Professor George de Lange from the Nelson Mandela University (NMU) delivered a guest lecture titled: Engaged Scholarship-Balancing the Nexus of Teaching Innovation, Research and Engagement on 23 April 2021. In her welcome address, Professor Vhonani Netshandama, Director of Community Engagement appreciated the over 120 colleagues in attendance that represented not less than seven institutions of higher learning in SA.
Professor George de Lange provided outlines of the contextual factors that influence the institution’s engagement focus and the production of scholarship. The importance of the institutions’ conceptual approach to engagement was emphasised.
Professor de Lange further highlighted that, Engagement should be about how the university teaches and what they teach, how they research and what they research, and how they have shifted off-campus and what they are doing in the community.
When delivering the lecture, Professor de Lange indicated that, the internal and external factors determine how universities engage and would affect the number of scholarly outputs produced through engagement. He said, the mission, vision, values and the level of institutionalisation and embeddedness of the core functions. “Secondly, the resources in institutions in terms of infrastructure is important. Thirdly, of utmost importance is balancing the nexus; bringing teaching and learning, research, innovation and entrepreneurship together in an interactive-co-dependence and co-production process. Fifth, the integration of engagement, collaborative research, applied/ action research, technology transfer/participatory research, contract research, commercialisation of IP is important for sustenance. In this regard, Professor de Lange shared the NMU case studies.”
“If a university stands on its island without talking to the society around to make inputs, it is not going to transform at the pace that you expect. Engagement invigorates, stimulates, enhances and contextualises the core functions of the university,” Professor de Lange insinuated.

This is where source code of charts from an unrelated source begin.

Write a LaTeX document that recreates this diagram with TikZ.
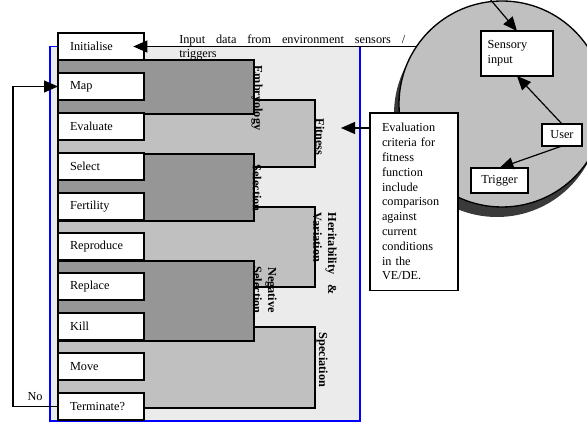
\documentclass[tikz,border=0pt]{standalone}
\usepackage{fontspec}
\setmainfont{Liberation Serif}
\usetikzlibrary{arrows.meta}
\definecolor{dkg}{HTML}{969696}
\definecolor{ltg}{HTML}{C0C0C0}
\definecolor{tex}{HTML}{EBEBEB}
\definecolor{shd}{HTML}{3A3A3A}
\definecolor{frameblue}{HTML}{0000FF}
\tikzset{
  fs/.style={font=\fontsize{9.2}{11.1}\selectfont},
  stepbox/.style={draw, line width=1pt, fill=white, minimum width=64.5pt, minimum height=20.25pt,
    inner xsep=9pt, inner ysep=0pt, text width=46.5pt, align=left, fs, outer sep=0pt},
  cbox/.style={draw, line width=1pt, fill=white, fs, outer sep=0pt},
  darkblk/.style={draw, line width=0.9pt, fill=dkg},
  lightblk/.style={draw, line width=0.9pt, fill=ltg},
  vlab/.style={rotate=-90, font=\fontsize{9.2}{11.1}\selectfont\bfseries, inner sep=0pt},
  arr/.style={line width=0.9pt, -{Triangle[length=10.5pt,width=9pt]}},
}
\begin{document}
\begin{tikzpicture}[x=0.75pt,y=-0.75pt]
\useasboundingbox (0,0) rectangle (587,424);
% textured frame
\fill[tex] (50,46.5) rectangle (360,421);
\draw[frameblue, line width=0.8pt] (50,46.5) rectangle (360,421);
% light blocks
\draw[lightblk] (58,100) rectangle (315,167);
\draw[lightblk] (58,207) rectangle (315,287);
\draw[lightblk] (58,327) rectangle (315,408);
% dark blocks
\draw[darkblk] (58,60) rectangle (254,114);
\draw[darkblk] (58,154) rectangle (254,221);
\draw[darkblk] (58,261) rectangle (254,341);
% step boxes
\node[stepbox] (init) at (101,46.5) {Initialise};
\node[stepbox] (map)  at (101,86.5) {Map};
\node[stepbox] (eva)  at (101,126.5) {Evaluate};
\node[stepbox] (sel)  at (101,166.5) {Select};
\node[stepbox] (fer)  at (101,206.5) {Fertility};
\node[stepbox] (rep)  at (101,246.5) {Reproduce};
\node[stepbox] (rpl)  at (101,286.5) {Replace};
\node[stepbox] (kil)  at (101,326.5) {Kill};
\node[stepbox] (mov)  at (101,366.5) {Move};
\node[stepbox] (term) at (101,406.5) {Terminate?};
% rotated labels
\node[vlab] (lemb) at (257,98) {Embryology};
\node[vlab] (lfit) at (320,137) {Fitness};
\node[vlab] (lsel) at (257,188) {Selection};
\node[vlab, text width=61.5pt, align=left] (lher) at (325,254) {Heritability\hfill\&\\Variation};
\node[vlab, align=center] (lneg) at (265,290) {Negative\\Selection};
\node[vlab] (lspe) at (322,360) {Speciation};
% input text
\node[font=\fontsize{9.2}{10.5}\selectfont, text width=169.5pt, align=left, inner sep=0pt, anchor=north west] (inp) at (179,34.6)
  {Input\hfill data\hfill from\hfill environment\hfill sensors\hfill /\\triggers};
% environment circle
\fill[shd] (497,114) circle [radius=103];
\node[circle, draw, line width=1pt, fill=ltg, minimum size=154.5pt, inner sep=0pt, outer sep=0pt] (env) at (502,104) {};
\node[cbox, text width=44pt, inner xsep=5pt, minimum height=33.75pt, align=left] (sens) at (517,53.5) {Sensory\\input};
\node[cbox, minimum width=30pt, minimum height=16.5pt, inner sep=0pt] (user) at (562,135) {User};
\node[cbox, minimum width=42.75pt, minimum height=18.75pt, inner sep=0pt] (trig) at (499.5,180.5) {Trigger};
% evaluation box
\node[cbox, text width=48pt, inner xsep=9pt, inner ysep=0pt, minimum height=133pt, align=left, anchor=north west] (eval) at (370,113)
  {Evaluation\\criteria for\\fitness\\function\\include\\comparison\\against\\current\\conditions\\in the\\VE/DE.};
% connectors
\coordinate (circin) at (416.5,46.5);
\draw[arr] (circin) -- ([xshift=-8pt]init.east);
\coordinate (loopc) at (13,406.5);
\draw[arr] (term.west) -- (loopc) |- (map.west);
\node[fs] (no) at (35,397) {No};
\coordinate (fitpt) at (341,128);
\draw[arr] (fitpt -| eval.west) -- (fitpt);
\coordinate (skysrc) at (484,-8);
\draw[arr] (skysrc) -- (sens.north);
\draw[arr] (user.north) -- (sens.south);
\draw[arr] (user.south) -- (trig.north);
\end{tikzpicture}
\end{document}
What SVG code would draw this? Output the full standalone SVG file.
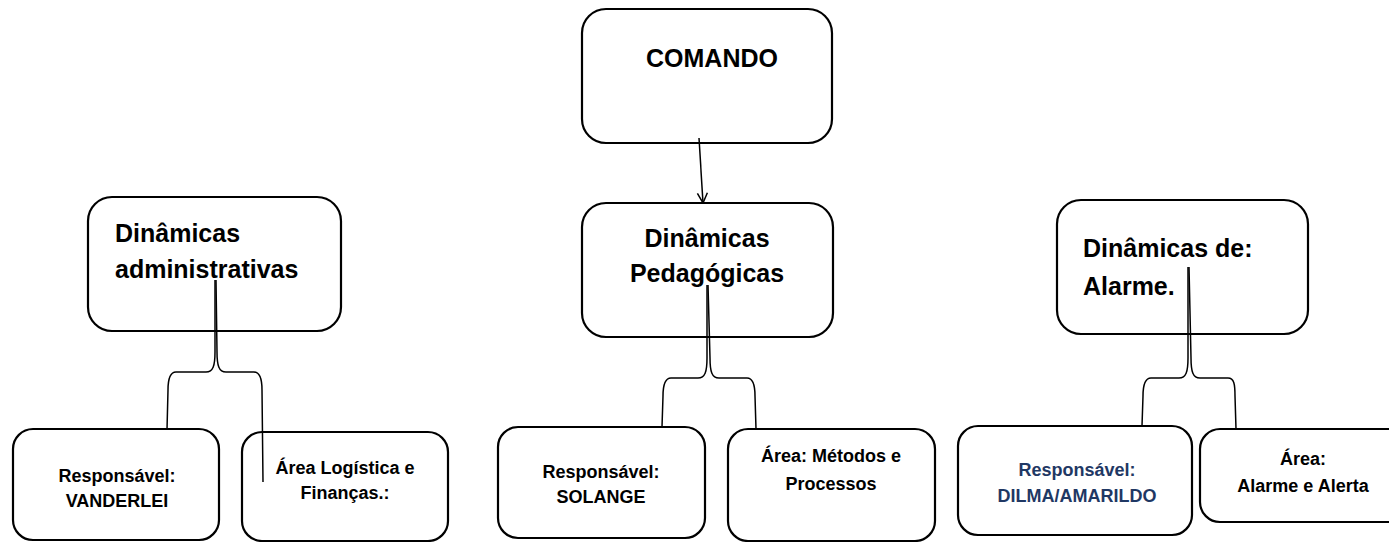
<svg xmlns="http://www.w3.org/2000/svg" width="1389" height="542" viewBox="0 0 1389 542">
<defs>
<style>
.box{fill:#fff;stroke:#000;stroke-width:2.2}
.t{font-family:"Liberation Sans",Arial,sans-serif;font-weight:bold;fill:#000}
.big{font-size:25px}
.sm{font-size:18px}
.c{text-anchor:middle}
.blue{fill:#1F3864}
.con{fill:none;stroke:#000;stroke-width:1.5}
</style>
<marker id="arr" viewBox="0 0 12 12" refX="11" refY="6" markerWidth="12" markerHeight="12" markerUnits="userSpaceOnUse" orient="auto">
<path d="M1,1 L11,6 L1,11" fill="none" stroke="#000" stroke-width="1.5"/>
</marker>
</defs>
<rect width="1389" height="542" fill="#fff"/>

<g id="comando">
<rect class="box" x="582" y="9" width="250" height="134" rx="24"/>
<text class="t big c" x="712" y="67">COMANDO</text>
</g>

<g id="din-admin">
<rect class="box" x="88" y="197" width="253" height="134" rx="24"/>
<text class="t big" x="115" y="242">Dinâmicas</text>
<text class="t big" x="115" y="278">administrativas</text>
</g>

<g id="din-pedag">
<rect class="box" x="582" y="203" width="251" height="134" rx="24"/>
<text class="t big c" x="707" y="247">Dinâmicas</text>
<text class="t big c" x="707" y="282">Pedagógicas</text>
</g>

<g id="din-alarme">
<rect class="box" x="1057" y="200" width="251" height="134" rx="24"/>
<text class="t big" x="1083" y="257">Dinâmicas de:</text>
<text class="t big" x="1083" y="295">Alarme.</text>
</g>

<g id="resp-vanderlei">
<rect class="box" x="13" y="429" width="206" height="111" rx="20"/>
<text class="t sm c" x="117" y="482">Responsável:</text>
<text class="t sm c" x="117" y="507">VANDERLEI</text>
</g>

<g id="area-logistica">
<rect class="box" x="242" y="432" width="206" height="109" rx="20"/>
<text class="t sm c" x="345" y="474">Área Logística e</text>
<text class="t sm c" x="345" y="499">Finanças.:</text>
</g>

<g id="resp-solange">
<rect class="box" x="498" y="427" width="207" height="111" rx="20"/>
<text class="t sm c" x="601" y="478">Responsável:</text>
<text class="t sm c" x="601" y="503">SOLANGE</text>
</g>

<g id="area-metodos">
<rect class="box" x="728" y="429" width="207" height="112" rx="20"/>
<text class="t sm c" x="831" y="462">Área: Métodos e</text>
<text class="t sm c" x="831" y="490">Processos</text>
</g>

<g id="resp-dilma">
<rect class="box" x="958" y="426" width="234" height="109" rx="20"/>
<text class="t sm c blue" x="1077" y="476">Responsável:</text>
<text class="t sm c blue" x="1077" y="502">DILMA/AMARILDO</text>
</g>

<g id="area-alarme">
<rect class="box" x="1200" y="429" width="210" height="93" rx="20"/>
<text class="t sm c" x="1303" y="465">Área:</text>
<text class="t sm c" x="1303" y="492">Alarme e Alerta</text>
</g>

<g id="connectors">
<line class="con" x1="699" y1="138" x2="703" y2="203" marker-end="url(#arr)"/>
<path class="con" d="M215,280 L215,352 C215,366 213,372 206,372 L176,372 C170,372 168,378 168,390 L167,430"/>
<path class="con" d="M216,280 L217,352 C217,366 219,372 226,372 L254,372 C260,372 262,378 262,390 L263,482"/>
<path class="con" d="M707,285 L707,358 C707,372 705,378 698,378 L671,378 C665,378 663,384 663,396 L662,427"/>
<path class="con" d="M708,285 L710,358 C710,372 712,378 719,378 L747,378 C753,378 755,384 755,396 L756,429"/>
<path class="con" d="M1188,267 L1188,358 C1188,372 1186,378 1179,378 L1151,378 C1145,378 1143,384 1143,396 L1142,426"/>
<path class="con" d="M1189,267 L1191,358 C1191,372 1193,378 1200,378 L1228,378 C1234,378 1235,384 1235,396 L1236,429"/>
</g>
</svg>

He continued to say that Institutional Enablers are vital. “Institutions need to create enabler or drivers for engaged scholarship and provide support to academics to feel much more comfortable doing on-campus research in the office than working outside. Traditional academic structures tend to reinforce isolation amongst academics and external stakeholders. Therefore, structural adjustment is required to create a healthy engagement environment that allows academics and external stakeholders to work together in achieving the integration of the core functions. The formation of entities, industry chair/other forms of chairs and hubs of convergence assist in flattening the hierarchical relationships between academics and external stakeholder and create a free flow of information.”
Prof. Mahlomaholo, the Research Professor from the University of Mpumalanga delivered the closing remarks. He highlighted that Prof de Lange’s lecture has enabled delegates to understand what it means for a university to come to its fullness by responding to community needs.
When conveying the vote of thanks, Professor Joseph Francis, Director Institute for Rural Development, appreciated the participation of colleagues. A special vote of thanks conveyed to Professor de Lange for an insightful presentation, stressing that the lecture provided several ingredients for an engaged campus which is crucial to UNIVEN in its first year of implementing its new Strategic Plan 2021-2025 that placed engaged scholarship at the centre of all its activities.
The presentation is useful for UNIVEN to take the lessons learned and to encore on existing strength to take the institution forward.